The appointment begins May 15.

Pike, an Alabama native, will be returning to her home state in an attempt to restore stability to an organization recently struck by scandal.

She will replace Henry Mabry, who resigned April 5, less than two months after the AEA board voted to begin the process of firing him after an audit raised concerns about financial mismanagement.

AEA's most recent tax return showed it spent $8.6 million more than it took in during fiscal 2014.

Much of the debt was incurred in the 2014 state elections. In January, the group said it would halt direct political contributions while it focused on retiring a total of $4 million in loans taken out by AEA's political action committee as part of a largely unsuccessful attempt to put allies in the Legislature.

Pike was raised in Gadsen, Alabama, where her father was a Baptist pastor.
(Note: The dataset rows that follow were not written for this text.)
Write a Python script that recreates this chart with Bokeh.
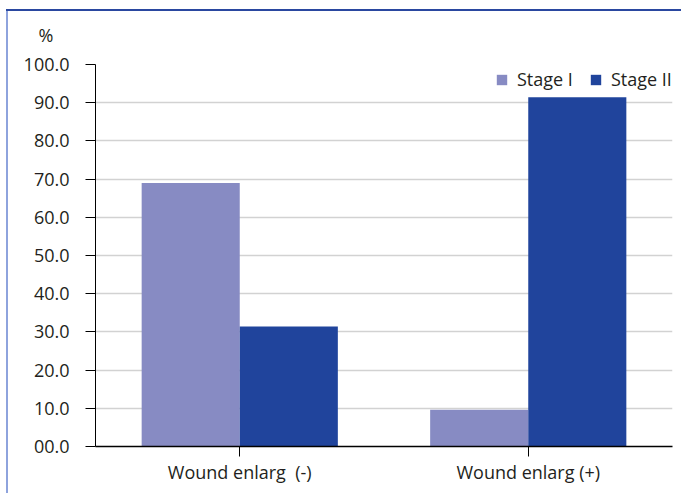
from bokeh.plotting import figure
from bokeh.models import FactorRange, Range1d, Legend, LegendItem, Title, NumeralTickFormatter, ColumnDataSource
from bokeh.transform import dodge
from bokeh.embed import file_html
from bokeh.resources import INLINE

categories = ["Wound enlarg \u00a0(-)", "Wound enlarg (+)"]
series_names = ["Stage I", "Stage II"]
stage1 = [69.0, 9.6]
stage2 = [31.4, 91.4]
y_ticks = [0, 10, 20, 30, 40, 50, 60, 70, 80, 90, 100]

FONT = "Open Sans"
TXT = "#231f20"
C1 = "#878bc3"
C2 = "#20449c"

src = ColumnDataSource(dict(cat=categories, s1=stage1, s2=stage2))

p = figure(width=681, height=493, x_range=FactorRange(*categories), y_range=Range1d(0, 100),
           output_backend="svg", toolbar_location=None,
           min_border_left=95, min_border_right=9, min_border_top=64, min_border_bottom=47)
p.outline_line_color = None
p.background_fill_color = "white"
p.border_fill_color = None

r1 = p.vbar(x=dodge("cat", -0.17, range=p.x_range), top="s1", width=0.34, source=src,
            fill_color=C1, line_color=None)
r2 = p.vbar(x=dodge("cat", 0.17, range=p.x_range), top="s2", width=0.34, source=src,
            fill_color=C2, line_color=None)

p.xgrid.grid_line_color = None
p.ygrid.grid_line_color = "#d2d2d2"
p.ygrid.grid_line_width = 1.5
p.ygrid.ticker = y_ticks

p.yaxis.ticker = y_ticks
p.yaxis.formatter = NumeralTickFormatter(format="0.0")
p.yaxis.major_label_overrides = {0: "00.0"}
p.yaxis.major_tick_out = 10
p.yaxis.major_tick_in = 0
p.yaxis.minor_tick_line_color = None
p.yaxis.axis_line_color = "black"
p.yaxis.major_tick_line_color = "black"
p.yaxis.major_label_standoff = 16

p.xaxis.major_tick_out = 10
p.xaxis.major_tick_in = 0
p.xaxis.axis_line_color = "black"
p.xaxis.axis_line_width = 1.5
p.xaxis.major_tick_line_color = "black"
p.xaxis.major_label_standoff = 3

for ax in (p.xaxis, p.yaxis):
    ax.major_label_text_font = FONT
    ax.major_label_text_font_size = "18px"
    ax.major_label_text_color = TXT

legend = Legend(items=[LegendItem(label=series_names[0], renderers=[r1]),
                       LegendItem(label=series_names[1], renderers=[r2])],
                location=(400, 355), orientation="horizontal",
                border_line_color=None, background_fill_alpha=0,
                label_text_font=FONT, label_text_font_size="18px", label_text_color=TXT,
                glyph_width=13, glyph_height=13, label_standoff=9, spacing=16,
                padding=0, margin=0)
p.add_layout(legend)

p.add_layout(Title(text="%", align="left", offset=-57, standoff=36,
                   text_font=FONT, text_font_size="18px", text_color=TXT,
                   text_font_style="normal"), "above")

p.styles = {
    "background-color": "white",
    "background-image": "linear-gradient(#2a48a0, #2a48a0), linear-gradient(#8ea3dd, #8ea3dd)",
    "background-position": "6px 9px, 6px 9px",
    "background-size": "100% 2px, 2px 100%",
    "background-repeat": "no-repeat, no-repeat",
}

open("out.html", "w").write(file_html(p, INLINE))
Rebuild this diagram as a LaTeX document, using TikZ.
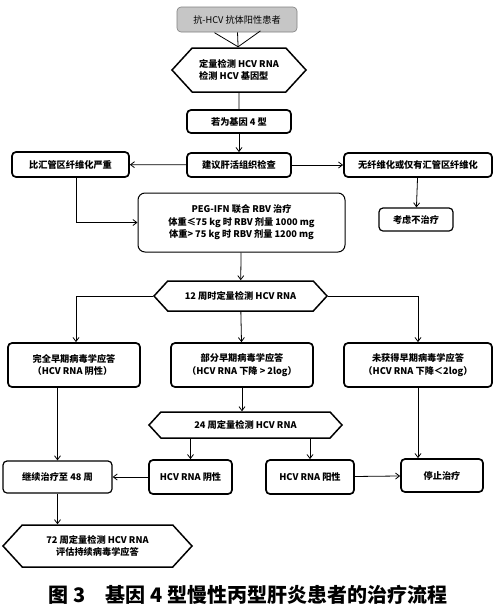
\documentclass[tikz,border=0pt]{standalone}
\usepackage{fontspec}
\setmainfont{Noto Sans CJK SC}
\usetikzlibrary{arrows.meta,shapes.symbols}

\begin{document}
\begin{tikzpicture}
[
	x=1pt,
	y=-1pt,
	stepbox/.style={draw,line width=1.7pt,rounded corners=4pt,inner sep=2pt,align=center,font=\fontsize{9.2}{12.5}\selectfont\bfseries},
	hexbox/.style={draw,line width=1.5pt,signal,signal to=west and east,signal pointer angle=95,inner sep=2pt,align=left,font=\fontsize{9.2}{12.5}\selectfont\bfseries},
	flow/.style={line width=0.8pt,-{Straight Barb[length=4pt,width=6pt]}},
	link/.style={line width=0.8pt}
]

	\useasboundingbox (0,0) rectangle (500,611);

	% patient and first tests
	\node[stepbox,draw=gray,line width=0.6pt,fill=gray!45,font=\fontsize{9.2}{12.5}\selectfont,minimum width=120pt,minimum height=25pt] at (237,19.5) (patient) {抗-HCV 抗体阳性患者};
	\node[hexbox,minimum width=134pt,minimum height=44pt] at (239,70) (firsttest) {定量检测 HCV RNA\\检测 HCV 基因型};
	\node[stepbox,minimum width=104pt,minimum height=23pt] at (239,121.5) (genefour) {若为基因 4 型};
	\node[stepbox,minimum width=104pt,minimum height=24pt] at (239,165) (biopsy) {建议肝活组织检查};
	\node[stepbox,minimum width=117pt,minimum height=25pt] at (70.5,164.5) (severe) {比汇管区纤维化严重};
	\node[stepbox,minimum width=148pt,minimum height=24pt] at (418,165) (nofib) {无纤维化或仅有汇管区纤维化};
	\node[stepbox,line width=1.2pt,minimum width=74pt,minimum height=23pt] at (416,219.5) (notreat) {考虑不治疗};
	\node[stepbox,line width=1pt,rounded corners=7pt,minimum width=207pt,minimum height=59pt] at (241.5,222.5) (therapy) {PEG-IFN 联合 RBV 治疗\\体重≤75 kg 时 RBV 剂量 1000 mg\\体重> 75 kg 时 RBV 剂量 1200 mg};

	% week 12
	\node[hexbox,align=center,minimum width=173pt,minimum height=30pt] at (240.5,296) (weektwelve) {12 周时定量检测 HCV RNA};
	\node[stepbox,align=left,minimum width=132pt,minimum height=44pt] at (74,365) (fullevr) {完全早期病毒学应答\\（HCV RNA 阴性）};
	\node[stepbox,minimum width=142pt,minimum height=44pt] at (242,365) (partevr) {部分早期病毒学应答\\（HCV RNA 下降 > 2log）};
	\node[stepbox,minimum width=148pt,minimum height=44pt] at (418,365) (noevr) {未获得早期病毒学应答\\（HCV RNA 下降＜2log）};

	% week 24 and beyond
	\node[hexbox,align=center,minimum width=193pt,minimum height=26pt] at (245.5,425) (weekfour) {24 周定量检测 HCV RNA};
	\node[stepbox,minimum width=83pt,minimum height=34pt] at (190.5,477) (negative) {HCV RNA 阴性};
	\node[stepbox,minimum width=88pt,minimum height=34pt] at (310,477) (positive) {HCV RNA 阳性};
	\node[stepbox,line width=1.2pt,minimum width=109pt,minimum height=32pt] at (57.5,477) (goon) {继续治疗至 48 周};
	\node[stepbox,minimum width=82pt,minimum height=33pt] at (442,475.5) (halt) {停止治疗};
	\node[hexbox,align=center,minimum width=189pt,minimum height=42pt] at (97.5,546) (weekseven) {72 周定量检测 HCV RNA\\评估持续病毒学应答};

	\node[font=\fontsize{20}{24}\selectfont\bfseries] at (248,595) (caption) {图 3\quad 基因 4 型慢性丙型肝炎患者的治疗流程};

	% connectors
	\draw[line width=0.8pt,-{Straight Barb[length=15pt,width=46pt]}] (patient) -- (firsttest);
	\draw[link] (firsttest) -- (genefour);
	\draw[flow] (genefour) -- (biopsy);
	\draw[flow] (biopsy) -- (severe);
	\draw[flow] (biopsy) -- (nofib);
	\draw[flow] ([xshift=5.5pt]severe.south) |- (therapy.west);
	\draw[flow] (nofib) -- (notreat);
	\draw[flow] (therapy) -- (weektwelve);
	\draw[flow] (weektwelve.west) -| ([xshift=2pt]fullevr.north);
	\draw[flow] (weektwelve) -- (partevr);
	\draw[flow] (weektwelve.east) -| (noevr.north);
	\draw[flow] (goon.north |- fullevr.south) -- (goon);
	\draw[flow] (partevr.south) -- (partevr.south |- weekfour.north);
	\draw[flow] (negative.north |- weekfour.south) -- (negative);
	\draw[flow] (positive.north |- weekfour.south) -- (positive);
	\draw[flow] (noevr.south) -- (noevr.south |- halt.north);
	\draw[flow] (negative) -- (goon);
	\draw[flow] (positive) -- (halt);
	\draw[flow] (goon.south) -- (goon.south |- weekseven.north);

\end{tikzpicture}
\end{document}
She received a master's degree from the University of Tennessee and a doctorate of education from the University of Memphis.  She worked for 12 years as a classroom teacher before becoming a staff member at the Tennessee Education Association.

She then spent eight years as the assistant executive director for the Texas State Teachers Association before being chosen to head the Indiana State Teachers Association in 2010.

Under Pike, ISTA “has markedly improved its financial standing, moved from membership losses to gains, strengthened its administrative policies, weathered extreme legislative threats, and is now poised for complete recovery and continued growth,” the association said in a written statement.

The ISTA has nearly 40,000 members, with affiliates in every Indiana county and in nearly 300 school districts.

ISTA did not say how fast it planned to replace Pike.